In his Luhmannian analysis of sport, Norwegian sport sociologist Jan-Ove Tangen (2004) convincingly arguments that sport should be treated as a social system. In that its borders continuously must be protected, and in order to reproduce itself, the social system must repeatedly demonstrate its differences from other systems, i.e. its umwelt.

Social systems, such as law and science, all have their ’symbolically generalized medium’, which enable them to both differentiate, and reproduce, themselves (ibid. pp 61-64). According to Luhmann, everything in a system depends on its medium. While law’s is ”right”, and science’s is ”truth”, the symbolically generalized medium of sport is the ”victor”. If law isn’t entrusted to produce right, and if science is entrusted to produce truth, they would be fiercely criticized, and, concomitantly, put under rigorous scrutiny. And – since right and truth are so decisive for the organization, governance, and management of collectives – so they are!

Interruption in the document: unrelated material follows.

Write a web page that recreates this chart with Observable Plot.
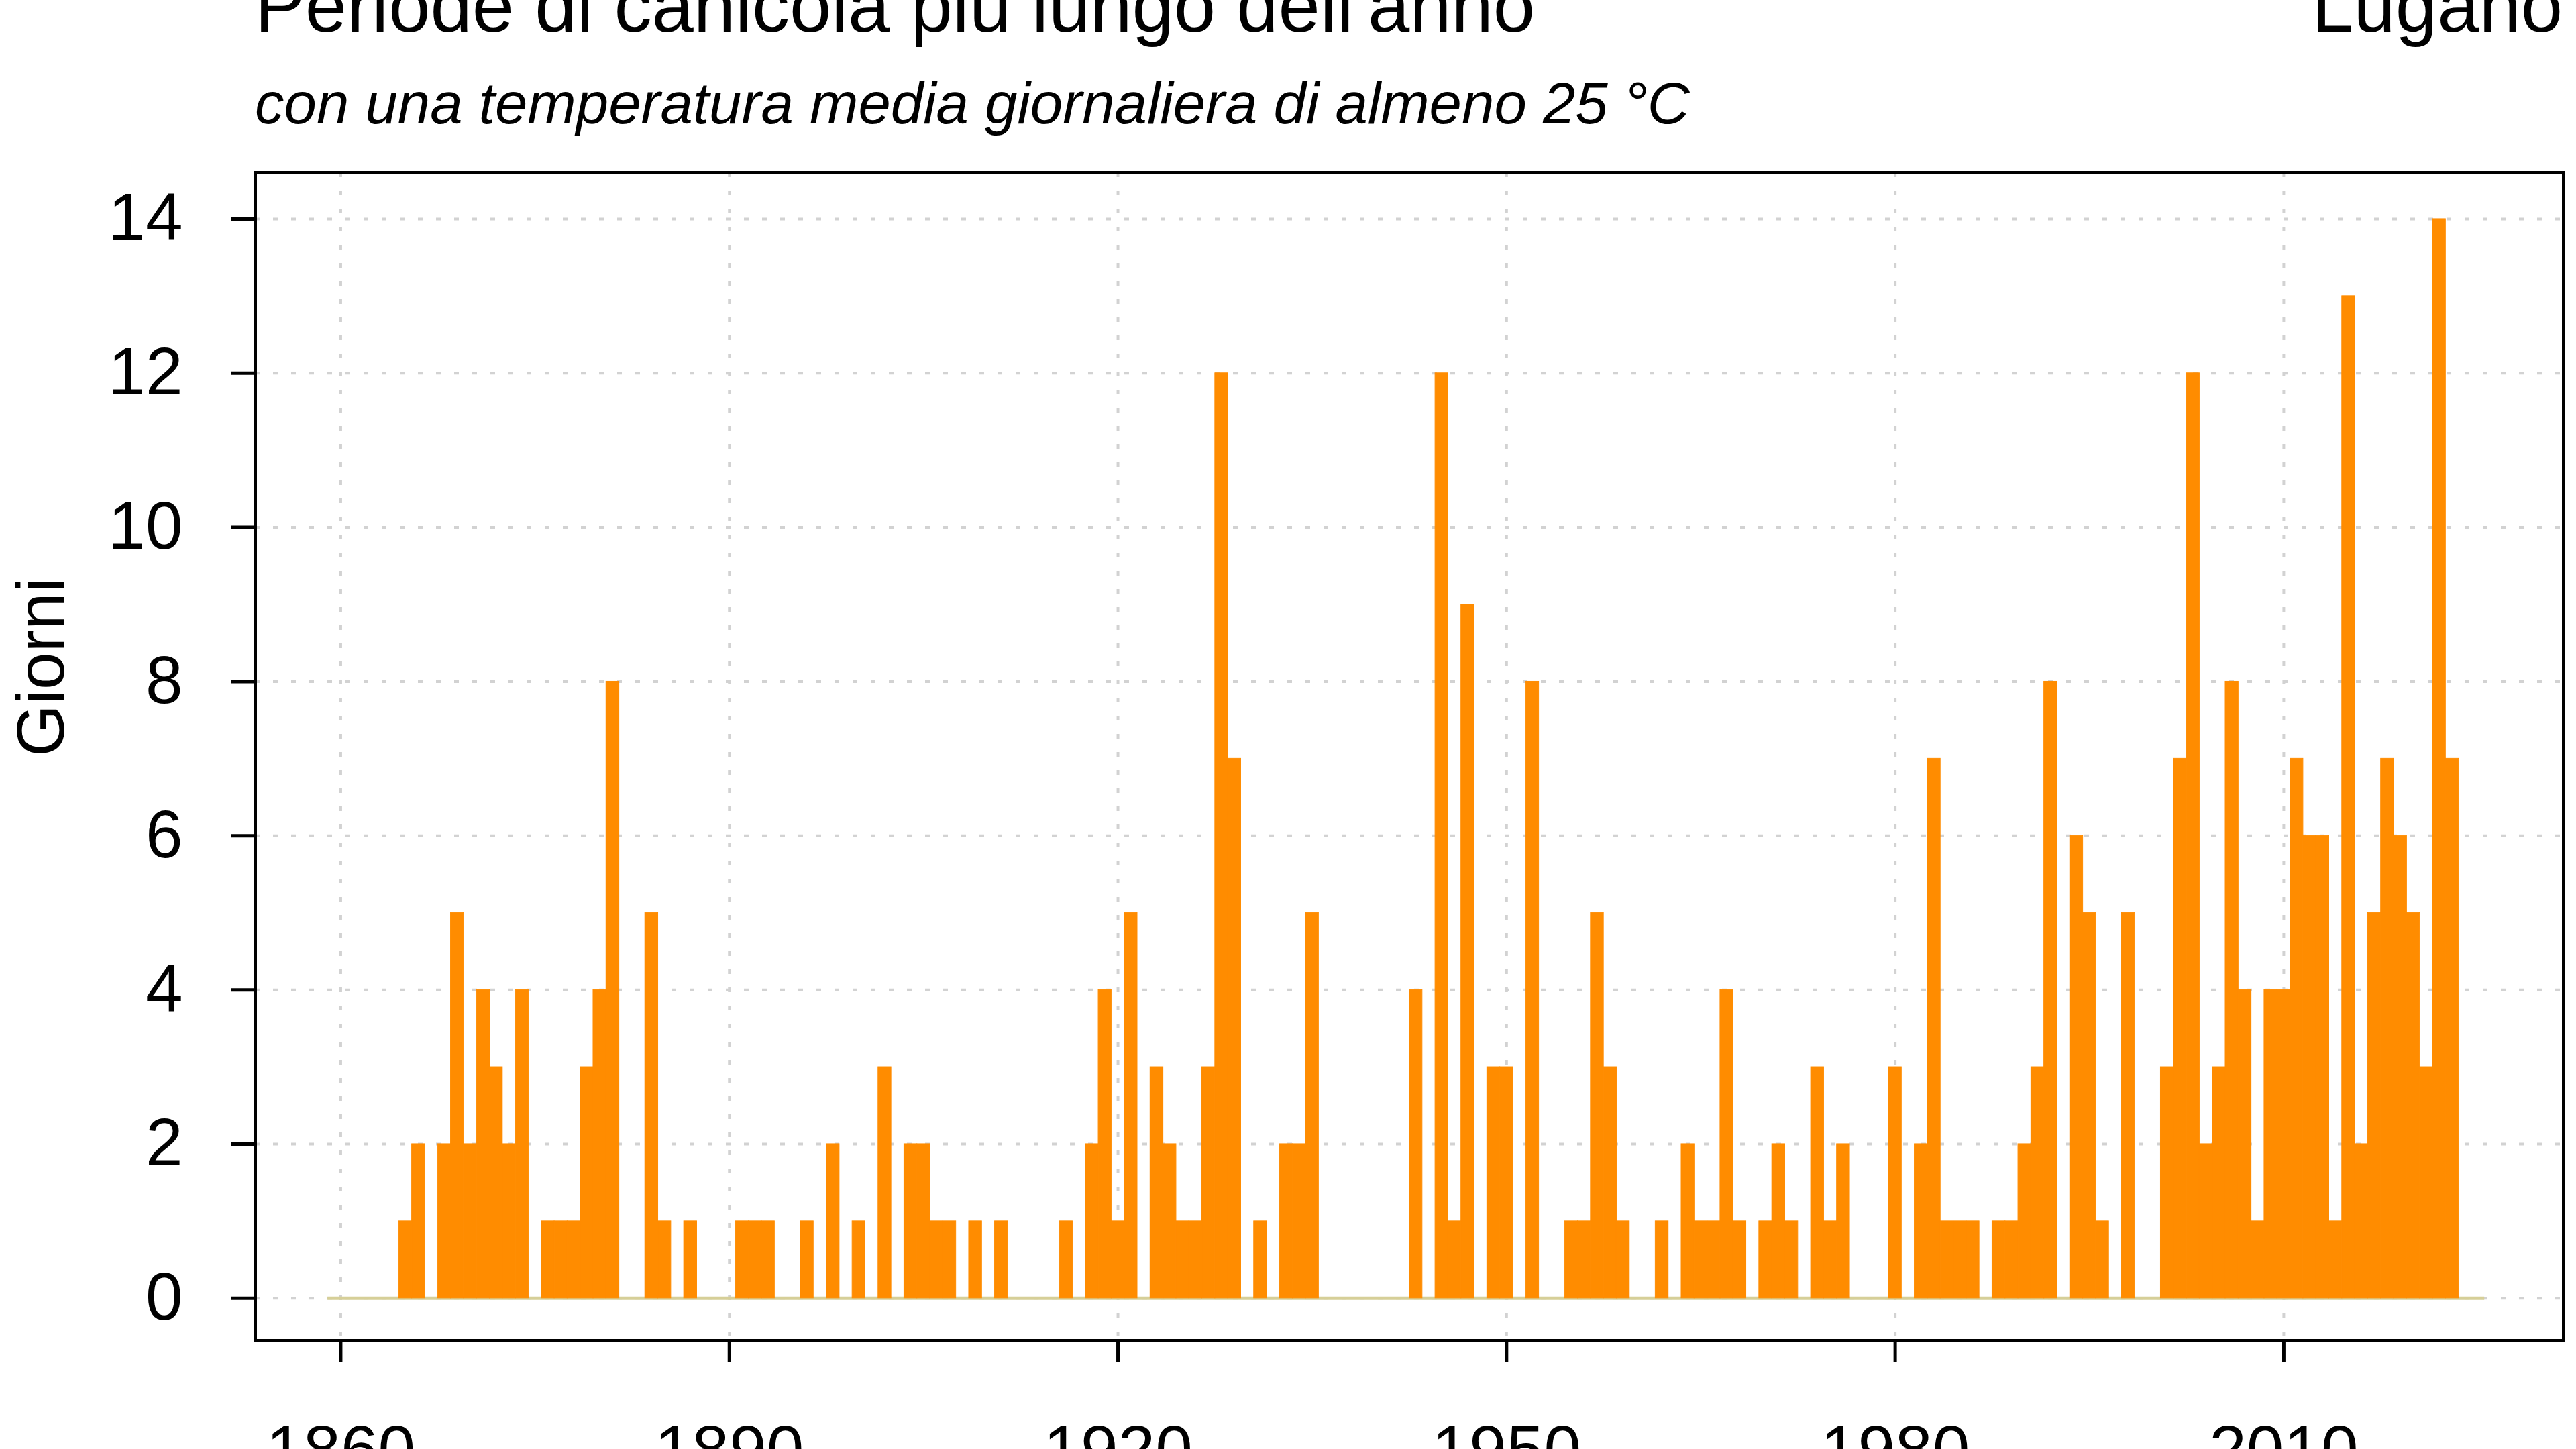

The umwelt – the surrounding collectives which affect a given system – is a disturbing entity, the noise of which systems must reduce in order to safeguard, and to guarantee the longevity of, the system. But, inevitably, the system must transform some of the surrounding noise into signals that inject ”controlled newness”, which, I argue, is a decent semantic interpretation of the word ”reproduction”. This line of events has a lucid analogy in the sloughing of snakes: the new skin looks almost like the old skin, perhaps brighter and certainly stronger. Another illuminating figure of speech that would cast light on the system’s rationale in its umwelt relations, could perhaps be found in water that mustn’t stand still for too long, lest it would reek.

In the case of sports, actors are complaining, and even raging, when the victor is found to be produced in an inappropriate way, illegal substances, unfavorable weather conditions, and even, given the alleged quality of play of the respective teams in a match, the ”unfair” distribution of goals among the teams.

Regarding another system that is decisive for the present discussion, perhaps it could be said, following Deleuze (1991), that the symbolically generalized medium of philosophy is the concept? ”What would be the worth of a philosopher of whom one could say: he did not create the concept?”(ibid:474).

It is obvious how well the concepts of my metaphysicians of choice, Latour, Deleuze, Guattari, and Serres, resonate with Luhmann’s ”systems approach” (Deleuze & Guattari, 1987; Latour, 1999; Serres 2008; Wolfe, 2008; see also Latour 1993 & 2007 for criticisms of the system as concept): Latour’s black boxes; Deleuze and Guattaris’ territorializations; and, Serres’ noises, parasites, jokers, and blanks. Considering the question of structure, that is. And one could be lengthy here, concept-dropping blatantly, but this tracing will do for now.

The questions this leaves me with, though, are epistemological ones: How much mending of other concepts does it take to construct a new concept, i.e. how much namedropping must the philosopher put her reader through in order to claim that her concepts are novel? Is namedropping in philosophy rather a question of education – of pedagogy and canon? Or is namedropping only an equilibristic excess, like somersaults in parkour? Latour and Serres tell us to stitch and mend, in opposition to the idol-breaking of the critical analytical stance, but is the plethora of philosophical concepts included in their TLC agenda for research?

This entry started out as an illumination of a ”systems approach” to sports, and ended up in epistemology. It happens to me a lot. Last note to self: what kind of system does this name-dropping of philosophical concepts and skewing from ontology to epistemology reproduce?